Journalists Criticize Tucker Carlson Over Putin Interview

Washington — Former Fox News anchor Tucker Carlon’s announcement on Tuesday that he interviewed Russian President Vladimir Putin has been met with disapproval from an array of journalists, some of whom say the Kremlin may use the interview for propaganda purposes.

In a video posted on the social media platform X, Carlson said he wanted to interview the longtime Russian leader because “Americans have a right to know all they can about a war they are implicated in.”

In mid-March, Russia is set to hold presidential elections, which Putin is all but guaranteed to win. Putin likely agreed to the interview with Carlson because he thinks it will help his campaign, according to Mikhail Rubin, deputy editor-in-chief of the Russian investigative outlet Proekt Media.

Carlson “needs to understand that he’s a part of the presidential election campaign, and he’s going to help [Putin], unfortunately,” Rubin told VOA.

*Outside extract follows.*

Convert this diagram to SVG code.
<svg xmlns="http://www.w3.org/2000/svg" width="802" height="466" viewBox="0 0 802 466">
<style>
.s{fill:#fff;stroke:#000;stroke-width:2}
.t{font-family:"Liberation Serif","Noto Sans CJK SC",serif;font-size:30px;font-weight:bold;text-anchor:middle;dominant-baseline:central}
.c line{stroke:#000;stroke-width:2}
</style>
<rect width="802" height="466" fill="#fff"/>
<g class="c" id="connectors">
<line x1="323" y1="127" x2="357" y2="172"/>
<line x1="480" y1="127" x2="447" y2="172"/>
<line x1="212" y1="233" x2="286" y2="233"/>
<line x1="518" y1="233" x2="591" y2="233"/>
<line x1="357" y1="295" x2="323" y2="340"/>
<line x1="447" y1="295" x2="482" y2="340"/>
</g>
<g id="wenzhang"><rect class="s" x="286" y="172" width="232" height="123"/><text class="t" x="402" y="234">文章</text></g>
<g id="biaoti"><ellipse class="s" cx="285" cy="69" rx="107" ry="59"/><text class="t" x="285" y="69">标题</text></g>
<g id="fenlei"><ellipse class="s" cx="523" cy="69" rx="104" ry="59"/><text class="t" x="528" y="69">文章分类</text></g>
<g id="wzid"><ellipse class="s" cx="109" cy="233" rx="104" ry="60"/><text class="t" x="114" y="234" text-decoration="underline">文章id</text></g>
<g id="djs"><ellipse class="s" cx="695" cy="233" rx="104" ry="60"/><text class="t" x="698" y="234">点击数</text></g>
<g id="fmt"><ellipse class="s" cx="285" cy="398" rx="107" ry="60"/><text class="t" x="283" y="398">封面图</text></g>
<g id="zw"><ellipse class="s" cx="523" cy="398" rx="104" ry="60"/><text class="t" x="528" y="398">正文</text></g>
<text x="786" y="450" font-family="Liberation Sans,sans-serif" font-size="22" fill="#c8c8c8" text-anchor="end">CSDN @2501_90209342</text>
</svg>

Rubin added that Carlson’s interview is likely to be used to paint Moscow in a positive light.

“The most important is to show that Putin is open and that American journalists can work inside Russia because Russia is an open and free country,” Rubin said.

But that narrative is plainly false, said Rubin, who fled the country in 2021 for safety reasons.

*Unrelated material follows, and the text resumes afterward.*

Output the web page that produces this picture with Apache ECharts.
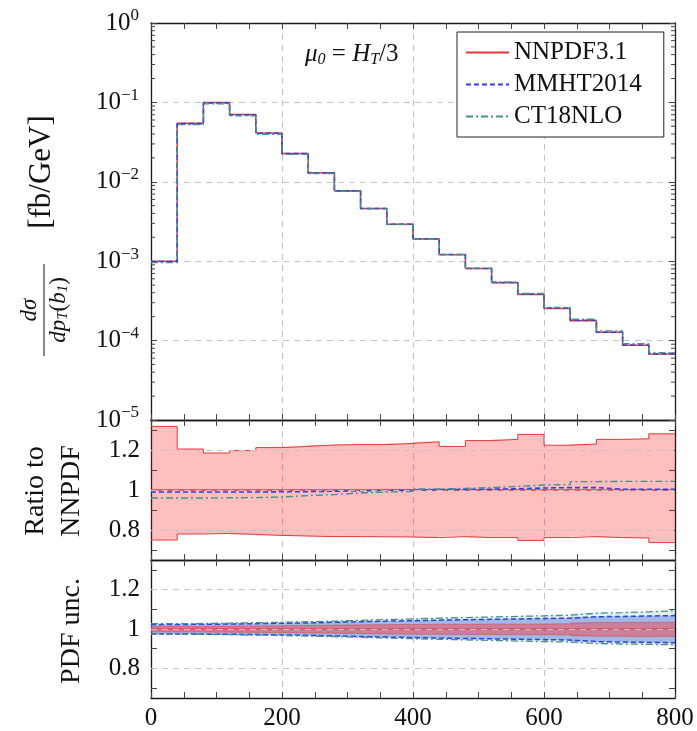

“If I go to Russia, as far as I understand, I will be arrested the next day,” said Rubin, who is now based in Washington. “I’m not sure that I will ever see my father again.”

Other Russian journalists shared similar critiques on social media.

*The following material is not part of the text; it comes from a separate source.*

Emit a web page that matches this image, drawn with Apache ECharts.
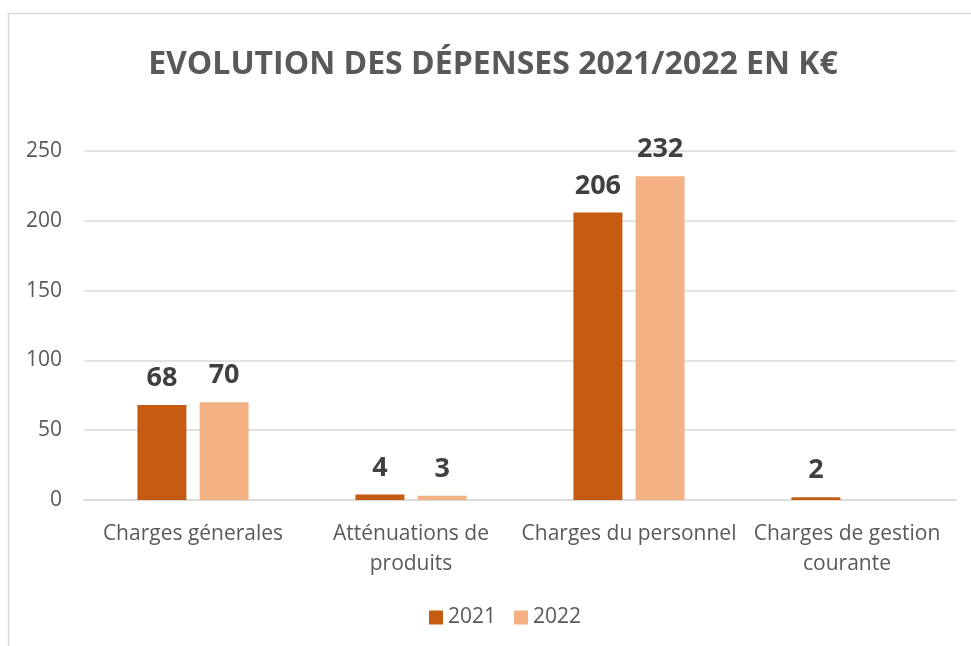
<!DOCTYPE html>
<html>
<head>
<meta charset="utf-8">
<script src="https://cdn.jsdelivr.net/npm/echarts@6/dist/echarts.min.js"></script>
<style>
html, body { margin: 0; padding: 0; background: #fff; }
#main { width: 971px; height: 646px; }
</style>
</head>
<body>
<div id="main"></div>
<script>
var categories = ['Charges génerales', 'Atténuations de\nproduits', 'Charges du personnel', 'Charges de gestion\ncourante'];
var values2021 = [68, 4, 206, 2];
var values2022 = [70, 3, 232, null];
var yTicks = [0, 50, 100, 150, 200, 250];

var chart = echarts.init(document.getElementById('main'));
var font = '"Open Sans", sans-serif';

function barLabel() {
	return {
		show: true,
		position: 'top',
		distance: 13,
		color: '#404040',
		fontFamily: font,
		fontWeight: 'bold',
		fontSize: 27
	};
}

var option = {
	backgroundColor: '#fff',
	textStyle: { fontFamily: font },
	title: {
		text: 'EVOLUTION DES DÉPENSES 2021/2022 EN K€',
		left: 488,
		top: 44,
		textAlign: 'center',
		textStyle: {
			color: '#595959',
			fontFamily: font,
			fontWeight: 'bold',
			fontSize: 32
		}
	},
	graphic: [{
		type: 'rect',
		shape: { x: 8.5, y: 13.5, width: 1000, height: 1000 },
		style: { fill: 'none', stroke: '#d9d9d9', lineWidth: 1.5 },
		silent: true
	}],
	legend: {
		bottom: 13,
		left: 424,
		itemWidth: 14,
		itemHeight: 14,
		itemGap: 18,
		icon: 'rect',
		textStyle: { color: '#595959', fontSize: 21, fontFamily: font },
		data: ['2021', '2022']
	},
	grid: {
		left: 84,
		right: 15,
		top: 151,
		bottom: 146,
		containLabel: false
	},
	xAxis: {
		type: 'category',
		data: categories,
		axisLine: { lineStyle: { color: '#d9d9d9', width: 1.5 } },
		axisTick: { show: false },
		axisLabel: {
			color: '#595959',
			fontSize: 21,
			fontFamily: font,
			margin: 19,
			lineHeight: 30,
			interval: 0
		}
	},
	yAxis: {
		type: 'value',
		min: yTicks[0],
		max: yTicks[yTicks.length - 1],
		interval: 50,
		axisLine: { show: false },
		axisTick: { show: false },
		splitLine: { lineStyle: { color: '#d9d9d9', width: 1.5 } },
		axisLabel: {
			color: '#595959',
			fontSize: 21,
			fontFamily: font,
			margin: 22
		}
	},
	series: [{
		name: '2021',
		type: 'bar',
		data: values2021,
		itemStyle: { color: '#C55A11' },
		barGap: '27%',
		barCategoryGap: '49%',
		label: barLabel()
	}, {
		name: '2022',
		type: 'bar',
		data: values2022,
		itemStyle: { color: '#F4B183' },
		label: barLabel()
	}]
};
chart.setOption(option);
</script>
</body>
</html>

“I am like hundreds of Russian journalists who have had to go into exile to keep reporting about the Kremlin’s war against Ukraine. The alternative was to go to jail,” said Russian journalist Yevgenia Albats on X. Meanwhile, Carlson was “shooting from the $1,000 Ritz suite in Moscow,” she said.

Carlson also drew criticism for appearing to ignore the poor state of press freedom in Russia, which has led to the arrests of scores of reporters inside the country and forced many others into exile.

“Quite something to complain about how not enough American journalists are reporting on the Russian side of Putin’s invasion of Ukraine when two of them — Evan Gershkovich and Alsu Kurmasheva — are in jail right now for doing just that,” Max Seddon, Moscow bureau chief for the Financial Times, said in a post on X.  

The Wall Street Journal’s Gershkovich was arrested in March 2023 on espionage charges that he, his employer and the U.S. government vehemently deny.

Kurmasheva, an editor at VOA’s sister outlet Radio Free Europe/Radio Liberty, was jailed in October 2023 and is facing charges for failing to register as a “foreign agent” and spreading false information about the Russian military. She and her employer reject the charges.

Besides Kurmasheva and Gershkovich, at least 20 other journalists were jailed in Russia as of the end of 2023, according to data from the Committee to Protect Journalists.

Kremlin spokesperson Dmitry Peskov said the interview was recorded on Tuesday.

The interview will likely be published Thursday, according to the Wall Street Journal. Carlson said it will be uploaded live and unedited to X, where he launched a show after he was abruptly fired from the conservative channel Fox News last year.

 

The right-wing television personality hosted a prime-time show on Fox News from 2016 until his firing in 2023. Carlson’s departure came shortly after Fox News agreed to pay over $787 million to Dominion Voting Systems to settle a defamation lawsuit over false election claims, many of which Carlson himself propagated.

The Tucker Carlson Network did not immediately reply to VOA’s email requesting comment.

After accusing U.S. media of “fawning pep session” interviews with Ukrainian President Volodymyr Zelenskyy, Carlson went on to claim that “not a single Western journalist has bothered to interview the president of the other country in this conflict, Vladimir Putin.”

Journalists took to social media to criticize that claim, as well.

“Does Tucker really think we journalists haven’t been trying to interview President Putin every day since his full-scale invasion of Ukraine?” CNN’s Christiane Amanpour said in a post on X. “It’s absurd — we’ll continue to ask for an interview, just as we have for years now.”

Even the Kremlin fact-checked that claim from Carlson.

“No, Mr. Carlson is wrong. In fact, he cannot know this,” Peskov, the spokesperson, said, adding that the Kremlin receives many requests for interviews with Putin.